I have to be willing to make the change, because I don’t want my next tragedy to be a life consumed with anger. I need room for the joy of a five-year-old’s smile and precious hugs from an eight-year-old. I want my children to feel the love that I so desperately crave giving them, and I want to feel the love that The Guy has for me.
I need to make room in my life for things other than anger, or the only thing that I will be able to give is the emotion that I’m letting take over my life; which is unfortunately the one emotion that really has the power to negatively affect everything around me.
I need to let the anger go.
So I’m working on it. When I feel angry, I’m taking a second to find another emotion to replace it. And I’ll admit, it’s hard. There really aren’t a lot of emotions that feel as justified as anger does, and there aren’t a lot of emotions that scream as loudly as anger does, and that makes it really hard to feel that thankful/happy/blessed feeling when anger is running forefront, but it doesn’t matter because I’m willing.
I’m willing to see that today — although I don’t have all the answers — that I have my life, my kids, and a future.
I’m willing to see that, and I’m thankful that I can.

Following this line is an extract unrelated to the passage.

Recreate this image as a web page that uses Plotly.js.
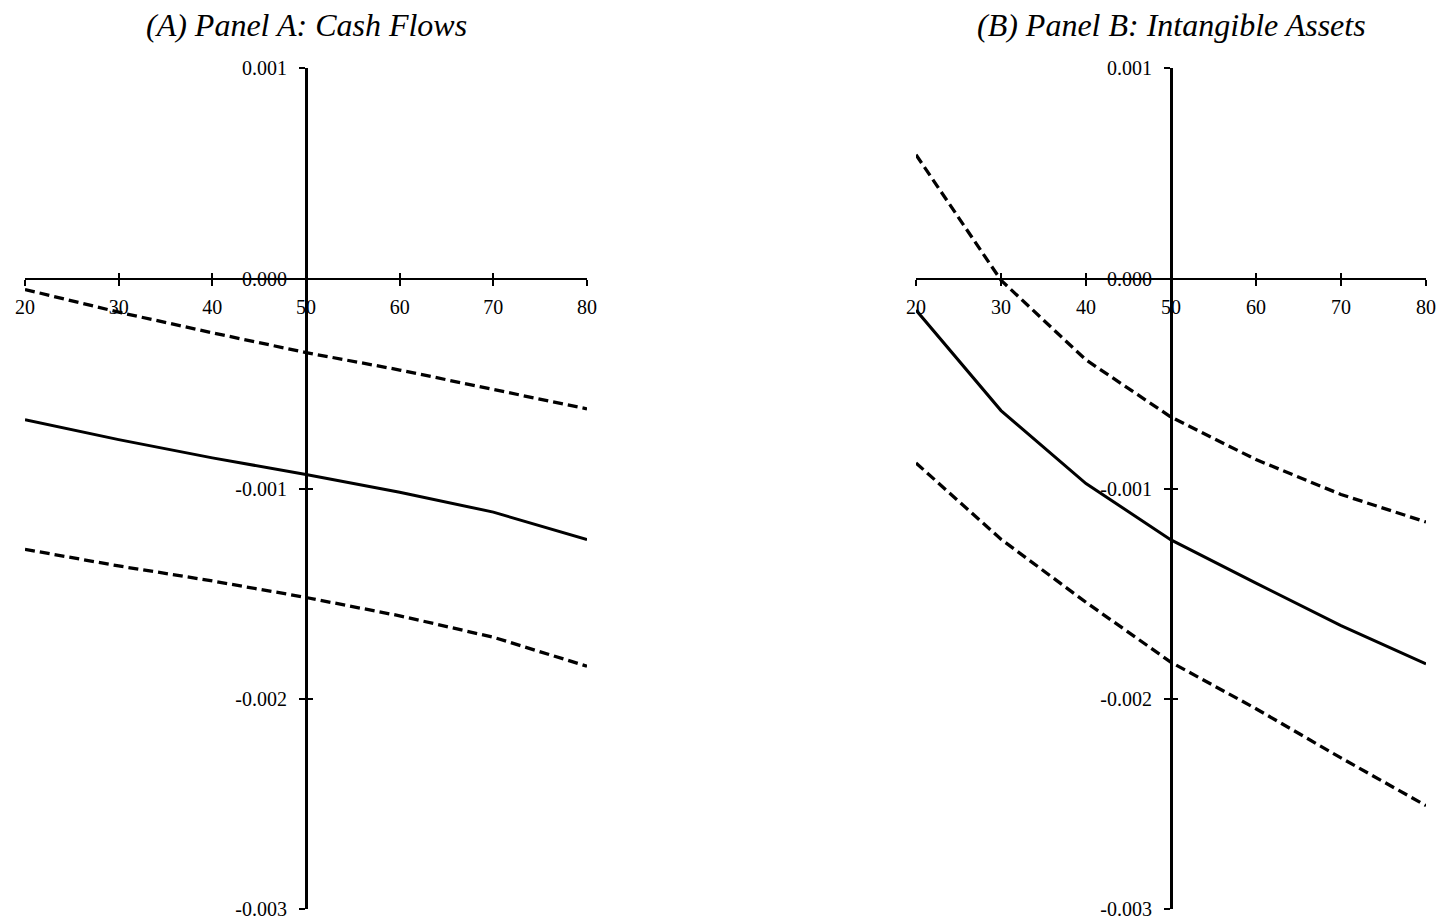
<!DOCTYPE html>
<html>
<head>
<meta charset="utf-8">
<script src="https://cdn.plot.ly/plotly-3.0.1.min.js"></script>
<style>
  html, body { margin: 0; padding: 0; background: #ffffff; }
  #chart { width: 1439px; height: 922px; }
</style>
</head>
<body>
<div id="chart"></div>
<script>
// ---------- data ----------
const ages = [20, 30, 40, 50, 60, 70, 80];

// Panel A: Cash Flows
const cashEstimate = [-0.000672, -0.000766, -0.000853, -0.000932, -0.001016, -0.001111, -0.001242];
const cashUpper    = [-0.000052, -0.000160, -0.000258, -0.000352, -0.000435, -0.000526, -0.000620];
const cashLower    = [-0.001288, -0.001367, -0.001438, -0.001517, -0.001604, -0.001706, -0.001844];

// Panel B: Intangible Assets
const intangEstimate = [-0.000150, -0.000628, -0.000975, -0.001243, -0.001449, -0.001651, -0.001833];
const intangUpper    = [0.000589, -0.000008, -0.000387, -0.000659, -0.000861, -0.001027, -0.001158];
const intangLower    = [-0.000877, -0.001240, -0.001540, -0.001825, -0.002046, -0.002280, -0.002507];

const panelTitles = ["(A) Panel A: Cash Flows", "(B) Panel B: Intangible Assets"];
const xTickVals = [20, 30, 40, 50, 60, 70, 80];
const xTickText = ["20", "30", "40", "50", "60", "70", "80"];
const yTickVals = [0.001, 0, -0.001, -0.002, -0.003];
const yTickText = ["0.001", "0.000", "-0.001", "-0.002", "-0.003"];

// ---------- layout helpers ----------
const W = 1439, H = 922;
const FONT = "Liberation Serif, Times New Roman, serif";
const xRange = [20, 80];
const yRange = [-0.003, 0.001];
const domA = [25 / W, 587 / W];
const domB = [916 / W, 1426 / W];
const domY = [1 - 909.3 / H, 1 - 68.3 / H];

const xAxisPos = domY[0] + (0 - yRange[0]) / (yRange[1] - yRange[0]) * (domY[1] - domY[0]);
const yPos = d => d[0] + (50 - xRange[0]) / (xRange[1] - xRange[0]) * (d[1] - d[0]);

function xMain(dom) {
  return {
    domain: dom, range: xRange, anchor: 'free', position: xAxisPos,
    showline: true, linecolor: '#000', linewidth: 2.5,
    ticks: 'outside', ticklen: 6, tickwidth: 2, tickcolor: '#000',
    tickmode: 'array', tickvals: xTickVals, ticktext: xTickText,
    tickfont: { family: FONT, size: 20, color: '#000' },
    ticklabelstandoff: 4,
    showgrid: false, zeroline: false, fixedrange: true
  };
}
function yMain(dom) {
  return {
    domain: domY, range: yRange, anchor: 'free', position: yPos(dom),
    showline: true, linecolor: '#000', linewidth: 2.5,
    ticks: 'outside', ticklen: 6, tickwidth: 2, tickcolor: '#000',
    tickmode: 'array', tickvals: yTickVals, ticktext: yTickText,
    tickfont: { family: FONT, size: 20, color: '#000' },
    ticklabelstandoff: 8,
    showgrid: false, zeroline: false, fixedrange: true
  };
}
function xInside(dom, over) {
  return {
    domain: dom, range: xRange, anchor: 'free', position: xAxisPos, overlaying: over,
    showline: false, ticks: 'inside', ticklen: 6, tickwidth: 2, tickcolor: '#000',
    tickmode: 'array', tickvals: xTickVals, showticklabels: false,
    showgrid: false, zeroline: false, fixedrange: true
  };
}
function yInside(dom, over) {
  return {
    domain: domY, range: yRange, anchor: 'free', position: yPos(dom), overlaying: over,
    showline: false, ticks: 'inside', ticklen: 6, tickwidth: 2, tickcolor: '#000',
    tickmode: 'array', tickvals: yTickVals, showticklabels: false,
    showgrid: false, zeroline: false, fixedrange: true
  };
}

function line(y, xa, ya, dashed) {
  return {
    type: 'scatter', mode: 'lines', x: ages, y: y, xaxis: xa, yaxis: ya,
    line: { color: '#000', width: dashed ? 3.3 : 3, dash: dashed ? '10px,5px' : 'solid' },
    showlegend: false, hoverinfo: 'skip'
  };
}

const traces = [
  line(cashUpper, 'x', 'y', true),
  line(cashEstimate, 'x', 'y', false),
  line(cashLower, 'x', 'y', true),
  line(intangUpper, 'x2', 'y2', true),
  line(intangEstimate, 'x2', 'y2', false),
  line(intangLower, 'x2', 'y2', true),
  { type: 'scatter', mode: 'lines', x: [], y: [], xaxis: 'x3', yaxis: 'y3', showlegend: false, hoverinfo: 'skip' },
  { type: 'scatter', mode: 'lines', x: [], y: [], xaxis: 'x4', yaxis: 'y4', showlegend: false, hoverinfo: 'skip' }
];

const layout = {
  width: W, height: H,
  margin: { l: 0, r: 0, t: 0, b: 0, pad: 0 },
  paper_bgcolor: '#ffffff', plot_bgcolor: 'rgba(0,0,0,0)',
  showlegend: false,
  xaxis: xMain(domA), yaxis: yMain(domA),
  xaxis2: xMain(domB), yaxis2: yMain(domB),
  xaxis3: xInside(domA, 'x'), yaxis3: yInside(domA, 'y'),
  xaxis4: xInside(domB, 'x2'), yaxis4: yInside(domB, 'y2'),
  annotations: [
    { text: '<i>' + panelTitles[0] + '</i>', xref: 'paper', yref: 'paper',
      x: yPos(domA), y: 1 - 25 / H, xanchor: 'center', yanchor: 'middle',
      showarrow: false, font: { family: FONT, size: 32, color: '#000' } },
    { text: '<i>' + panelTitles[1] + '</i>', xref: 'paper', yref: 'paper',
      x: yPos(domB), y: 1 - 25 / H, xanchor: 'center', yanchor: 'middle',
      showarrow: false, font: { family: FONT, size: 32, color: '#000' } }
  ]
};

Plotly.newPlot('chart', traces, layout, { staticPlot: true, displayModeBar: false });
</script>
</body>
</html>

Life isn’t fair, but no one said it would be. My ex, yea, he got away with a lot, and it did a lot of damage to my kids and I, and I know that there is only more of that to come. I know that I am going to be dealing with these issues for a very long time, and I know that sometimes my anger will be justified, but that doesn’t mean that it needs to be all-consuming. It just means that I need to be able to feel it, deal with it, and then set it down so that I can tend to something else.
Life is so much bigger than what I’m going through, and there is so much more yet to come.
If I want to be able to see the beauty that lies around me, then I need to be willing to look at it in a different light.
When you get stuck in a rut and can’t seem to find a way out, just remember that wanting, is not the same as willing.
Anyone can want to change, but the people who actually do change, are the people who were willing to put in the effort.
Don’t settle for wanting, aim for willing.